В самом начале становления культуры карликовых деревьев использовались преимущественно растения, взятые из природы, зачастую из тех мест, откуда были родом их владельцы. Да и в более поздние времена наиболее ценимыми были карликовые деревья, когда-то принесенные из естественных местообитаний. Следует признать, что это действительно были совершенные образцы, если судить по тем старым экземплярам, которые есть в современной Японии. Но природные карликовые растения всегда были редкими; их поиск и добыча в те неспокойные времена были нелегким и опасным делом; процент приживаемости таких растений был невелик. Так что существование всевозможных способов придания карликовым деревьям желаемой формы имело под собой реальную почву. Основным способом была изощренная система обрезок и прищипок, с конца прошлого века стала применяться мягкая проволока для фиксации ветвей и ствола.
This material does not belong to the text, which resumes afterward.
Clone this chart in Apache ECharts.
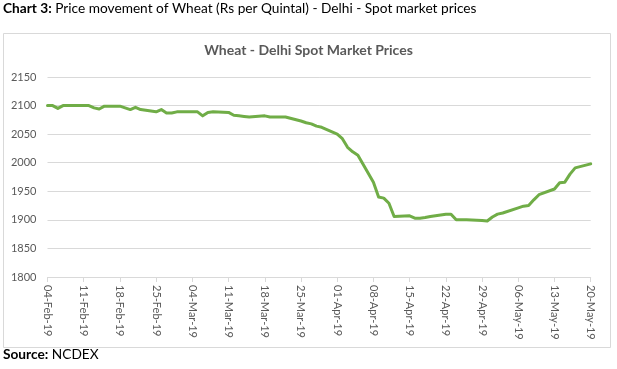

Вне зависимости от того, происходило ли это в Китае или в Японии, ведущей идеей искусства выращивания карликовых деревьев было целенаправленное и последовательное созидание будущего карликового дерева. А такой подход к делу требовал, в том числе и пресловутого любования формирующимся деревцем. Следует отметить, что подобная, с позволения сказать, «методика» очень полно соответствует мировоззрению как китайцев, так и японцев. Созерцание, сопряженное с подспудным стремлением к божественному совершенству, а значит, и к известному стремлению стать божеством, – все это изначально было присуще многим народам Восточной Азии.

Но божественному началу, пусть даже в весьма скромной степени, неизбежно должна сопутствовать возможность божественного творения. Так что как ни крути, как ни набрасывай вуаль мистицизма – для многих бонсаистов прошлого и настоящего выращивание карликового дерева аналогично акту божественного творения. И чем больше от личности мастера в карликовом деревце, тем ценнее такое деревце для самого мастера.
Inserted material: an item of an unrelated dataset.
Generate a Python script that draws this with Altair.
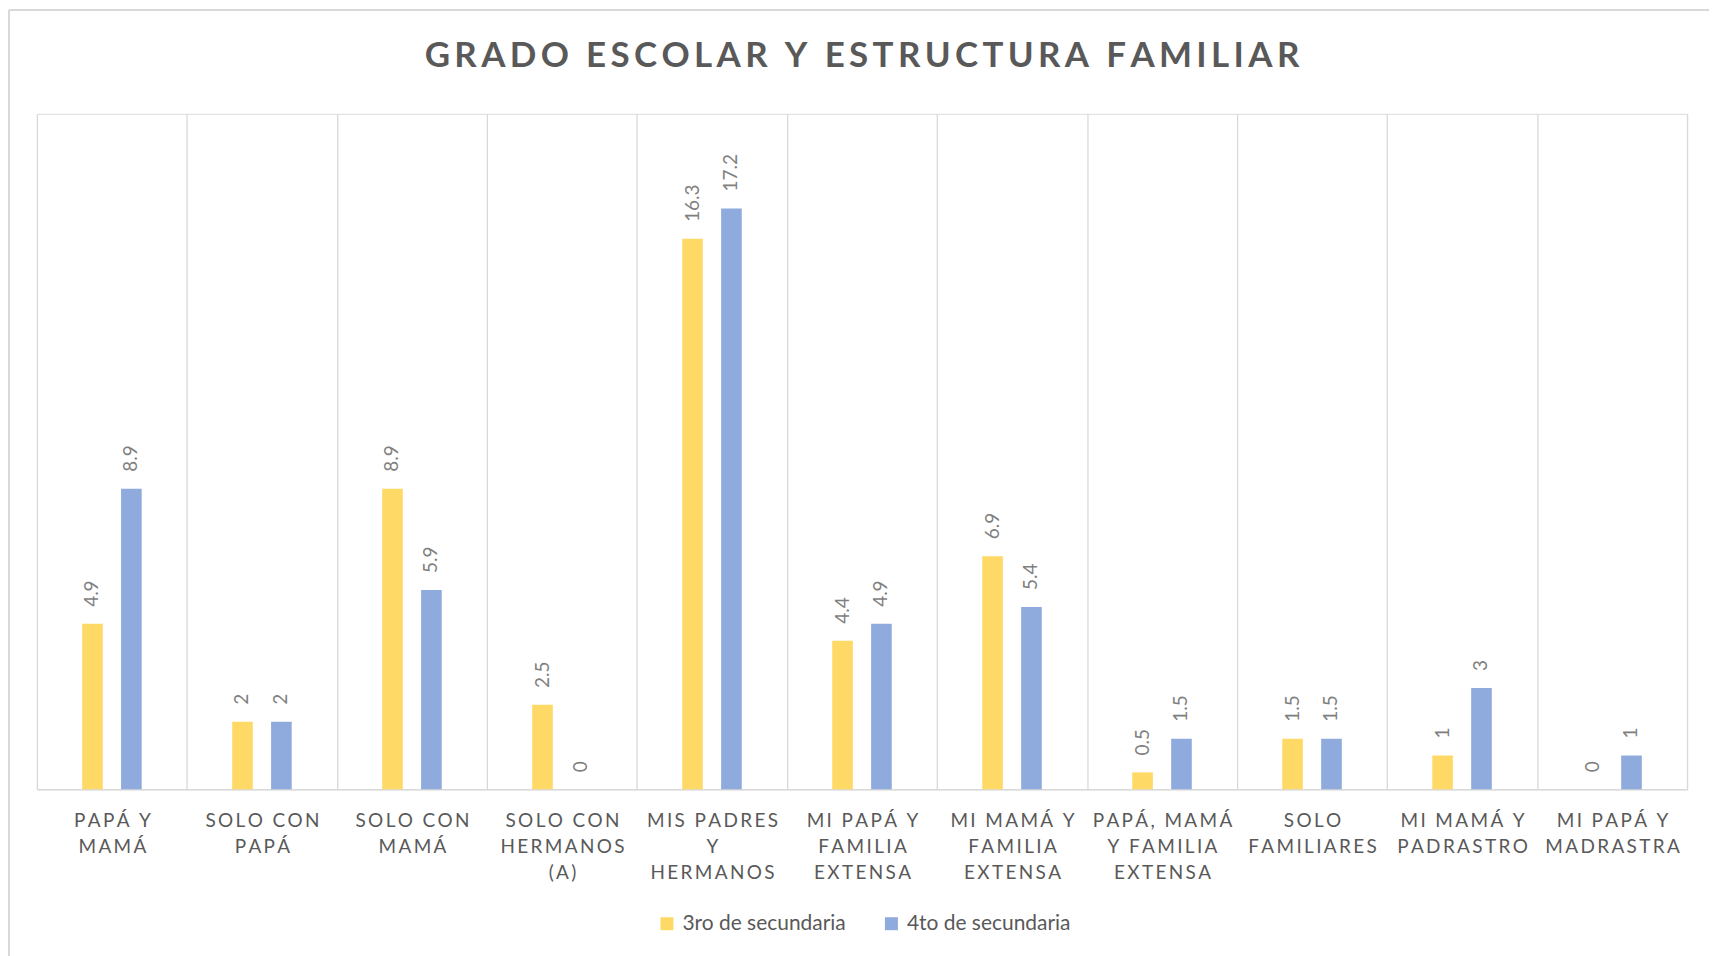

Красивый бонсай с красной листвой

прекрасный бонсай с красно-зеленой листвой

В своей массе европейцы более склонны преклоняться перед божественным, нежели стремиться самим возвыситься до уровня божественного. Отсюда следует немаловажный вывод: для европейца вся атрибутика, сопряженная с процессом выращивания карликового деревца, не имеет такого смысла как для японцев или китайцев. Отсюда известное пренебрежение к каноническим рекомендациям в части культивирования карликовых деревьев и безотносительное признание того, что само карликовое деревце, являясь олицетворением животворных сил природы, совершенно, а если и нуждается во вмешательстве мастера, то только затем, чтобы адаптировать этот маленький шедевр природы к условиям культуры.

Далеко не все люди, даже специалисты, отчетливо представляют, что карликовость, или нацизм (от латинского слова nanum – маленький, карликовый) есть нечто вполне естественное и закономерное в мире живого: есть карликовые растения, карликовые животные, люди.

Причина такой карликовости до конца не понята, в ней много неясного и загадочного, но она существует, и это непреложный факт. По многолетним наблюдениям распределение карликовых растений в природе не вполне равномерное, иногда встречаются места, где карликовые деревца встречаются особенно часто, большей частью это относится к какому-то одному виду. Причины таких аномалий пока постичь не удается, но они реально существуют и служат эдакими своеобразными питомниками растительного материала для культуры карликовых деревьев – из них периодически можно брать, по мере подрастания и становления, будущие бонсаи, если пользоваться этим понятием.

А что же в Японии? В сознании современных японцев укореняется чуждое, западное по происхождению воззрение – мировой порядок онтологически делится на две части: человек, с одной стороны, и природа – с другой. И, следовательно, задача искусства – победить природу, воздвигнуть над ней свою автономную личность и тем увековечить свою индивидуальность и волю. Мы все, к сожалению, хорошо знаем, куда заводит подобная опасная тенденция. Странно, но деревья ещё «замечают» времена года и живут в соответствии с ними. Дерево указывает на неизменный текучий характер самой жизни, своим существованием сегодня оно подтверждает подлинность прошедшего времени, является знаком сиюминутного присутствия и даёт залог будущего. Дерево «впитывает» наши взгляды, нашу любовь и восхищение и отвечает нам взаимностью. Изменяются наши города, но деревья остаются такими же, как их видели наши предки.